PROBLEM TO SOLVE: Look through the records below and give the number of lines holding the string "this", nothing more.

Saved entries
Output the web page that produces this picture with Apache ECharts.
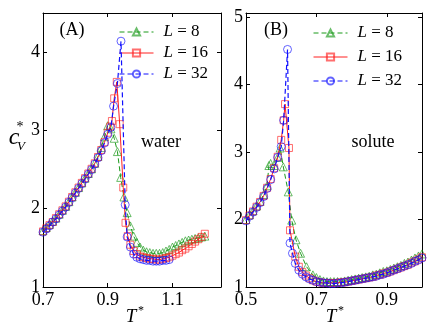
<!DOCTYPE html>
<html>
<head>
<meta charset="utf-8">
<script src="https://cdn.jsdelivr.net/npm/echarts@6/dist/echarts.min.js"></script>
<style>
  html, body { margin: 0; padding: 0; background: #fff; }
  #chart { width: 436px; height: 327px; }
</style>
</head>
<body>
<div id="chart"></div>
<script>
// panel (A) water
const tA8 = [0.70,0.71,0.72,0.73,0.74,0.75,0.76,0.77,0.78,0.79,0.80,0.81,0.82,0.83,0.84,0.85,0.86,0.87,0.88,0.89,0.90,0.91,0.92,0.93,0.94,0.95,0.96,0.97,0.98,0.99,1.00,1.01,1.02,1.03,1.04,1.05,1.06,1.07,1.08,1.09,1.10,1.11,1.12,1.13,1.14,1.15,1.16,1.17,1.18,1.19,1.20];
const cA8 = [1.72,1.76,1.80,1.84,1.88,1.93,1.98,2.03,2.09,2.15,2.21,2.27,2.33,2.39,2.45,2.51,2.58,2.67,2.78,2.92,3.06,3.02,2.90,2.73,2.40,2.15,1.95,1.78,1.65,1.57,1.51,1.47,1.45,1.44,1.43,1.43,1.43,1.44,1.46,1.48,1.51,1.53,1.55,1.57,1.59,1.60,1.61,1.62,1.63,1.64,1.65];

const tA16 = [0.70,0.71,0.72,0.73,0.74,0.75,0.76,0.77,0.78,0.79,0.80,0.81,0.82,0.83,0.84,0.85,0.86,0.87,0.88,0.89,0.90,0.908,0.913,0.92,0.928,0.937,0.948,0.955,0.962,0.97,0.98,0.99,1.00,1.01,1.02,1.03,1.04,1.05,1.06,1.07,1.08,1.09,1.10,1.11,1.12,1.13,1.14,1.15,1.16,1.17,1.18,1.19,1.20];
const cA16 = [1.71,1.75,1.79,1.83,1.88,1.93,1.98,2.03,2.09,2.15,2.21,2.27,2.33,2.39,2.45,2.51,2.58,2.66,2.75,2.85,2.97,3.05,3.12,3.41,3.62,3.08,2.27,1.82,1.65,1.54,1.46,1.42,1.39,1.38,1.37,1.36,1.36,1.35,1.35,1.36,1.37,1.38,1.40,1.42,1.44,1.47,1.49,1.52,1.55,1.58,1.61,1.64,1.68];

const tA32 = [0.70,0.71,0.72,0.73,0.74,0.75,0.76,0.77,0.78,0.79,0.80,0.81,0.82,0.83,0.84,0.85,0.86,0.87,0.88,0.89,0.90,0.91,0.918,0.93,0.941,0.954,0.96,0.97,0.98,0.99,1.00,1.01,1.02,1.03,1.04,1.05,1.06,1.07,1.08,1.09];
const cA32 = [1.70,1.74,1.78,1.83,1.87,1.92,1.97,2.02,2.08,2.14,2.20,2.26,2.32,2.38,2.44,2.50,2.57,2.65,2.74,2.84,2.95,3.04,3.31,3.60,4.14,2.05,1.64,1.51,1.42,1.38,1.36,1.35,1.34,1.34,1.33,1.33,1.33,1.34,1.34,1.35];

// panel (B) solute
const tB8 = [0.50,0.51,0.52,0.53,0.54,0.55,0.56,0.565,0.57,0.58,0.59,0.597,0.606,0.62,0.63,0.642,0.655,0.672,0.69,0.70,0.71,0.72,0.73,0.74,0.75,0.76,0.77,0.78,0.79,0.80,0.81,0.82,0.83,0.84,0.85,0.86,0.87,0.88,0.89,0.90,0.91,0.92,0.93,0.94,0.95,0.96,0.97,0.98,0.99,1.00];
const cB8 = [2.00,2.07,2.13,2.20,2.27,2.37,2.50,2.80,2.83,2.80,2.92,3.06,2.78,2.41,1.99,1.70,1.50,1.30,1.18,1.14,1.11,1.09,1.08,1.08,1.08,1.08,1.08,1.09,1.10,1.11,1.12,1.13,1.14,1.15,1.16,1.18,1.19,1.21,1.23,1.24,1.26,1.28,1.30,1.32,1.35,1.37,1.40,1.43,1.46,1.49];

const tB16 = [0.50,0.51,0.52,0.53,0.54,0.55,0.56,0.57,0.58,0.59,0.60,0.607,0.611,0.622,0.625,0.64,0.65,0.66,0.67,0.68,0.69,0.70,0.71,0.72,0.73,0.74,0.75,0.76,0.77,0.78,0.79,0.80,0.81,0.82,0.83,0.84,0.85,0.86,0.87,0.88,0.89,0.90,0.91,0.92,0.93,0.94,0.95,0.96,0.97,0.98,0.99,1.00];
const cB16 = [1.99,2.06,2.12,2.19,2.26,2.35,2.47,2.60,2.76,2.93,3.18,3.47,3.71,3.06,1.84,1.45,1.30,1.22,1.17,1.13,1.10,1.08,1.07,1.06,1.06,1.06,1.06,1.06,1.07,1.07,1.08,1.09,1.10,1.11,1.12,1.13,1.14,1.15,1.17,1.18,1.20,1.21,1.23,1.25,1.27,1.29,1.31,1.33,1.36,1.38,1.41,1.44];

const tB32 = [0.50,0.51,0.52,0.53,0.54,0.55,0.56,0.57,0.58,0.59,0.60,0.607,0.618,0.625,0.632,0.64,0.65,0.66,0.67,0.68,0.69,0.70,0.71,0.72,0.73,0.74,0.75,0.76,0.77,0.78,0.79,0.80,0.81,0.82,0.83,0.84,0.85,0.86,0.87,0.88,0.89,0.90,0.91,0.92,0.93,0.94,0.95,0.96,0.97,0.98,0.99,1.00];
const cB32 = [1.98,2.05,2.11,2.18,2.25,2.34,2.46,2.59,2.75,2.92,3.08,3.47,4.52,1.65,1.50,1.35,1.25,1.19,1.15,1.12,1.10,1.08,1.07,1.06,1.06,1.05,1.05,1.06,1.06,1.07,1.08,1.09,1.10,1.11,1.12,1.13,1.14,1.15,1.16,1.18,1.19,1.21,1.23,1.25,1.27,1.29,1.31,1.33,1.35,1.38,1.40,1.43];

const seriesNames = ['L = 8', 'L = 16', 'L = 32'];
const xTicksA = [0.7, 1.25];
const yTicksA = [1, 4.5];
const xTicksB = [0.5, 1.0];
const yTicksB = [1, 5.06];

const FONT = 'Liberation Serif';
const zip = (xs, ys) => xs.map((x, i) => [x, ys[i]]);

const styles = [
  { symbol: 'triangle', symbolSize: 8, color: '#1a9a1a', type: [5, 3], width: 1 },
  { symbol: 'rect', symbolSize: 7, color: '#ff2020', type: 'solid', width: 1 },
  { symbol: 'circle', symbolSize: 8, color: '#1010ff', type: [5, 3], width: 1.2 }
];

function mkSeries(i, xi, yi, t, c) {
  const s = styles[i];
  return {
    name: seriesNames[i],
    type: 'line',
    xAxisIndex: xi,
    yAxisIndex: yi,
    data: zip(t, c),
    symbol: s.symbol,
    symbolSize: s.symbolSize,
    showAllSymbol: true,
    animation: false,
    lineStyle: { color: s.color, width: s.width, type: s.type },
    itemStyle: { color: 'rgba(255,255,255,0)', borderColor: s.color, borderWidth: 1, opacity: 0.65 },
    z: 2 + i
  };
}

function mkX(grid, ext, pos, labels) {
  return {
    type: 'value', gridIndex: grid, position: pos, min: ext[0], max: ext[1], interval: 0.2,
    axisLine: { show: true, onZero: false, lineStyle: { color: '#000', width: 1 } },
    axisTick: { show: true, inside: true, length: 4, lineStyle: { color: '#000' } },
    axisLabel: { show: labels, showMaxLabel: false, margin: 4, color: '#000', fontFamily: FONT, fontSize: 18,
      formatter: v => v.toFixed(1) },
    splitLine: { show: false }
  };
}

function mkY(grid, ext, pos, labels) {
  return {
    type: 'value', gridIndex: grid, position: pos, min: ext[0], max: ext[1], interval: 1,
    axisLine: { show: true, onZero: false, lineStyle: { color: '#000', width: 1 } },
    axisTick: { show: true, inside: true, length: 4, lineStyle: { color: '#000' } },
    axisLabel: { show: labels, showMaxLabel: false, margin: 3, color: '#000', fontFamily: FONT, fontSize: 18 },
    splitLine: { show: false }
  };
}

function mkLegend(left, top, gap) {
  return {
    left: left, top: top, orient: 'vertical', padding: 0, itemWidth: 34, itemHeight: 9, itemGap: gap,
    selectedMode: false, data: seriesNames,
    lineStyle: { width: 1 },
    formatter: n => '{i|L}' + n.slice(1),
    textStyle: { fontFamily: FONT, fontSize: 17, lineHeight: 18, color: '#000', padding: [0, 0, 0, 5],
      rich: { i: { fontFamily: FONT, fontSize: 17, lineHeight: 18, fontStyle: 'italic', color: '#000' } } }
  };
}

function txt(text, x, y, size, italic) {
  return { type: 'text', style: { text: text, x: x, y: y, fill: '#000', fontFamily: FONT, fontSize: size,
    fontStyle: italic ? 'italic' : 'normal', align: 'center', verticalAlign: 'middle' } };
}

const chart = echarts.init(document.getElementById('chart'), null, { renderer: 'canvas' });

const option = {
  backgroundColor: '#fff',
  animation: false,
  grid: [
    { left: 43, top: 13, width: 178, height: 274 },
    { left: 246, top: 13, width: 176, height: 274 }
  ],
  xAxis: [mkX(0, xTicksA, 'bottom', true), mkX(0, xTicksA, 'top', false),
          mkX(1, xTicksB, 'bottom', true), mkX(1, xTicksB, 'top', false)],
  yAxis: [mkY(0, yTicksA, 'left', true), mkY(0, yTicksA, 'right', false),
          mkY(1, yTicksB, 'left', true), mkY(1, yTicksB, 'right', false)],
  legend: [mkLegend(119, 23, 3), mkLegend(313, 24, 6)],
  series: [
    mkSeries(0, 0, 0, tA8, cA8), mkSeries(1, 0, 0, tA16, cA16), mkSeries(2, 0, 0, tA32, cA32),
    mkSeries(0, 2, 2, tB8, cB8), mkSeries(1, 2, 2, tB16, cB16), mkSeries(2, 2, 2, tB32, cB32)
  ],
  graphic: [
    txt('(A)', 72, 30, 18, false),
    txt('water', 161, 142, 18, false),
    txt('(B)', 276, 30, 18, false),
    txt('solute', 373, 142, 18, false),
    txt('c', 14, 138, 24, true),
    txt('*', 20, 127, 14, false),
    txt('V', 21, 147, 13, true),
    txt('T', 131, 317, 19, true),
    txt('*', 141, 311, 12, false),
    txt('T', 331, 317, 19, true),
    txt('*', 341, 311, 12, false)
  ]
};

chart.setOption(option);
</script>
</body>
</html>
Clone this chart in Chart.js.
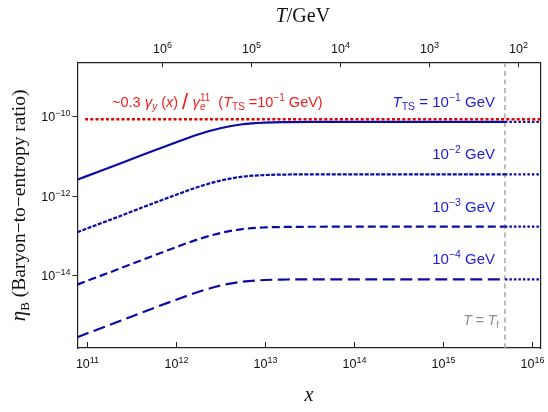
<!DOCTYPE html>
<html><head><meta charset="utf-8">
<script src="https://cdn.jsdelivr.net/npm/chart.js@4/dist/chart.umd.min.js"></script>
<style>html,body{margin:0;padding:0;background:#fff}#wrap{width:548px;height:412px}</style>
</head><body><div id="wrap"><canvas id="c" width="548" height="412"></canvas></div>
<script>
// ---- data ----
const xValues = [7.84e10, 1e11, 1.78e11, 3.16e11, 5.62e11, 1e12, 1.78e12, 3.16e12, 5.62e12, 1e13, 1.78e13, 3.16e13, 1e14, 1e15, 5e15];
const etaTS1 = [2.50e-12, 3.09e-12, 5.01e-12, 8.22e-12, 1.35e-11, 2.19e-11, 3.47e-11, 5.01e-11, 6.31e-11, 6.95e-11, 7.16e-11, 7.23e-11, 7.24e-11, 7.24e-11, 7.24e-11];
const etaTS2 = [1.18e-13, 1.46e-13, 2.37e-13, 3.89e-13, 6.38e-13, 1.035e-12, 1.64e-12, 2.37e-12, 2.99e-12, 3.29e-12, 3.39e-12, 3.42e-12, 3.43e-12, 3.43e-12, 3.43e-12];
const etaTS3 = [5.62e-15, 6.95e-15, 1.127e-14, 1.85e-14, 3.03e-14, 4.92e-14, 7.80e-14, 1.127e-13, 1.42e-13, 1.56e-13, 1.61e-13, 1.625e-13, 1.63e-13, 1.63e-13, 1.63e-13];
const etaTS4 = [2.64e-16, 3.27e-16, 5.30e-16, 8.69e-16, 1.43e-15, 2.31e-15, 3.66e-15, 5.30e-15, 6.67e-15, 7.35e-15, 7.57e-15, 7.64e-15, 7.66e-15, 7.66e-15, 7.66e-15];
const extX = [5e15, 1.256e16];
const extTS1 = [7.24e-11, 7.24e-11];
const extTS2 = [3.43e-12, 3.43e-12];
const extTS3 = [1.63e-13, 1.63e-13];
const extTS4 = [7.66e-15, 7.66e-15];
const redX = [9.6e10, 1.256e16];
const redY = [8.4e-11, 8.4e-11];
const xTf = 5e15;
const xRange = [7.84e10, 1.256e16];
const yRange = [1.41e-16, 2.26e-9];
const bottomTicks = [1e11, 1e12, 1e13, 1e14, 1e15, 1e16];
const bottomTickExp = ['11', '12', '13', '14', '15', '16'];
const leftTicks = [1e-10, 1e-12, 1e-14];
const leftTickExp = ['\u221210', '\u221212', '\u221214'];
const topTicksT = [1e6, 1e5, 1e4, 1e3, 1e2];
const topTickExp = ['6', '5', '4', '3', '2'];
const xTimesT = 7.06e17; // x = xTimesT / T (top axis conversion)

const SANS = '"Liberation Sans", Arial, sans-serif';
const SERIF = '"Liberation Serif", "Times New Roman", serif';
const BLUE = '#0b0ba5';
const BLUE_TXT = '#1c1ce0';
const RED = '#e50000';
const RED_TXT = '#f01c1c';

const pts = (xs, ys) => xs.map((x, i) => ({x, y: ys[i]}));

function rich(ctx, segs, x, y, align) {
  const fontOf = s => (s.italic ? 'italic ' : '') + s.size + 'px ' + (s.family || SANS);
  let w = 0;
  for (const s of segs) { if (s.keep) continue; ctx.font = fontOf(s); w += ctx.measureText(s.t).width; }
  let cx = align === 'right' ? x - w : align === 'center' ? x - w / 2 : x;
  for (const s of segs) {
    ctx.font = fontOf(s);
    ctx.fillText(s.t, cx, y + (s.dy || 0));
    if (!s.keep) cx += ctx.measureText(s.t).width;
  }
}
function p10(ctx, exp, x, y, align) {
  rich(ctx, [{t: '10', size: 12.5}, {t: exp, size: 9}, ].map((s, i) => i ? Object.assign(s, {dy: -5.5}) : s), x, y, align);
}

const decor = {
  id: 'decor',
  afterDraw(chart) {
    const ctx = chart.ctx, a = chart.chartArea;
    const xs = chart.scales.x, ys = chart.scales.y, xt = chart.scales.x2;
    ctx.save();
    ctx.strokeStyle = '#222'; ctx.lineWidth = 1; ctx.fillStyle = '#111';
    ctx.textBaseline = 'alphabetic';
    bottomTicks.forEach((v, i) => {
      const px = Math.round(xs.getPixelForValue(v)) + 0.5;
      ctx.beginPath(); ctx.moveTo(px, a.bottom); ctx.lineTo(px, a.bottom - 6); ctx.stroke();
      p10(ctx, bottomTickExp[i], px, 368, 'center');
    });
    topTicksT.forEach((v, i) => {
      const px = Math.round(xt.getPixelForValue(v)) + 0.5;
      ctx.beginPath(); ctx.moveTo(px, a.top); ctx.lineTo(px, a.top + 4.5); ctx.stroke();
      p10(ctx, topTickExp[i], px, 53, 'center');
    });
    leftTicks.forEach((v, i) => {
      const py = Math.round(ys.getPixelForValue(v)) + 0.5;
      ctx.beginPath(); ctx.moveTo(a.left - 5, py); ctx.lineTo(a.left, py); ctx.stroke();
      p10(ctx, leftTickExp[i], 70.5, py + 4.5, 'right');
    });
    ctx.fillStyle = '#111';
    const cxa = (a.left + a.right) / 2;
    rich(ctx, [{t: 'T', size: 20, italic: true, family: SERIF}, {t: '/GeV', size: 20, family: SERIF}], cxa - 6, 22, 'center');
    rich(ctx, [{t: 'x', size: 20, italic: true, family: SERIF}], cxa, 401, 'center');
    ctx.save();
    ctx.translate(25, (a.top + a.bottom) / 2);
    ctx.rotate(-Math.PI / 2);
    rich(ctx, [{t: '\u03b7', size: 21, italic: true, family: SERIF}, {t: 'B', size: 13, dy: 4, family: SERIF},
      {t: ' (Baryon\u2212to\u2212entropy ratio)', size: 19.5, family: SERIF}], 0, 0, 'center');
    ctx.restore();
    ctx.fillStyle = RED_TXT;
    rich(ctx, [
      {t: '~0.3 ', size: 14.5}, {t: '\u03b3', size: 15, italic: true}, {t: 'y', size: 10, italic: true, dy: 3},
      {t: ' (', size: 14.5}, {t: 'x', size: 14.5, italic: true}, {t: ') ', size: 14.5},
      {t: '/', size: 22, dy: 2}, {t: ' \u03b3', size: 15, italic: true},
      {t: 'e', size: 10, italic: true, dy: 3, keep: true}, {t: '11', size: 10, dy: -6},
      {t: '  (', size: 14.5}, {t: 'T', size: 14.5, italic: true}, {t: 'TS', size: 10, dy: 3},
      {t: ' =10', size: 14.5}, {t: '\u22121', size: 10, dy: -6}, {t: ' GeV)', size: 14.5}
    ], 112, 107, 'left');
    ctx.fillStyle = BLUE_TXT;
    rich(ctx, [{t: 'T', size: 15, italic: true}, {t: 'TS', size: 10.5, dy: 3}, {t: ' = 10', size: 15},
      {t: '\u22121', size: 10.5, dy: -6}, {t: ' GeV', size: 15}], 495, 107, 'right');
    [['\u22122', 158.5], ['\u22123', 211.5], ['\u22124', 263.5]].forEach(([e, y]) => {
      rich(ctx, [{t: '10', size: 15}, {t: e, size: 10.5, dy: -6}, {t: ' GeV', size: 15}], 495, y, 'right');
    });
    ctx.fillStyle = '#8c8c8c';
    rich(ctx, [{t: 'T', size: 14, italic: true}, {t: ' = ', size: 14}, {t: 'T', size: 14, italic: true},
      {t: 'f', size: 9.5, dy: 3}], 499, 325, 'right');
    ctx.restore();
  }
};

const base = {fill: false, pointRadius: 0, borderWidth: 2.2, cubicInterpolationMode: 'monotone'};
const hiddenScale = (extra) => Object.assign({
  display: true,
  ticks: {display: false},
  grid: {drawOnChartArea: false, drawTicks: false},
  border: {display: true, color: '#222', width: 1.2}
}, extra);

new Chart(document.getElementById('c'), {
  type: 'line',
  data: {
    datasets: [
      Object.assign({}, base, {data: pts(redX, redY), borderColor: RED, borderWidth: 2.6, borderDash: [3, 2.2], order: 1}),
      Object.assign({}, base, {data: pts(xValues, etaTS1), borderColor: BLUE, order: 3}),
      Object.assign({}, base, {data: pts(xValues, etaTS2), borderColor: BLUE, borderDash: [4, 1.5], order: 3}),
      Object.assign({}, base, {data: pts(xValues, etaTS3), borderColor: BLUE, borderDash: [8, 4], order: 3}),
      Object.assign({}, base, {data: pts(xValues, etaTS4), borderColor: BLUE, borderDash: [12, 5.5], order: 3}),
      Object.assign({}, base, {data: pts(extX, extTS1), borderColor: BLUE, borderDash: [2.5, 2], order: 3}),
      Object.assign({}, base, {data: pts(extX, extTS2), borderColor: BLUE, borderDash: [2.5, 2], order: 3}),
      Object.assign({}, base, {data: pts(extX, extTS3), borderColor: BLUE, borderDash: [2.5, 2], order: 3}),
      Object.assign({}, base, {data: pts(extX, extTS4), borderColor: BLUE, borderDash: [2.5, 2], order: 3}),
      Object.assign({}, base, {data: [{x: xTf, y: yRange[0]}, {x: xTf, y: yRange[1]}], borderColor: '#a8a8a8', borderWidth: 1.5, borderDash: [5, 3.5], order: 9})
    ]
  },
  options: {
    responsive: false, animation: false, devicePixelRatio: 1,
    layout: {padding: {left: 77.3, top: 62.7, right: 7.5, bottom: 64}},
    plugins: {legend: {display: false}, tooltip: {enabled: false}},
    scales: {
      x: hiddenScale({type: 'logarithmic', position: 'bottom', min: xRange[0], max: xRange[1]}),
      x2: hiddenScale({type: 'logarithmic', position: 'top', min: xTimesT / xRange[1], max: xTimesT / xRange[0], reverse: true}),
      y: hiddenScale({type: 'logarithmic', position: 'left', min: yRange[0], max: yRange[1]}),
      y2: hiddenScale({type: 'logarithmic', position: 'right', min: yRange[0], max: yRange[1]})
    }
  },
  plugins: [decor]
});
</script></body></html>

TASK OUTPUT: 2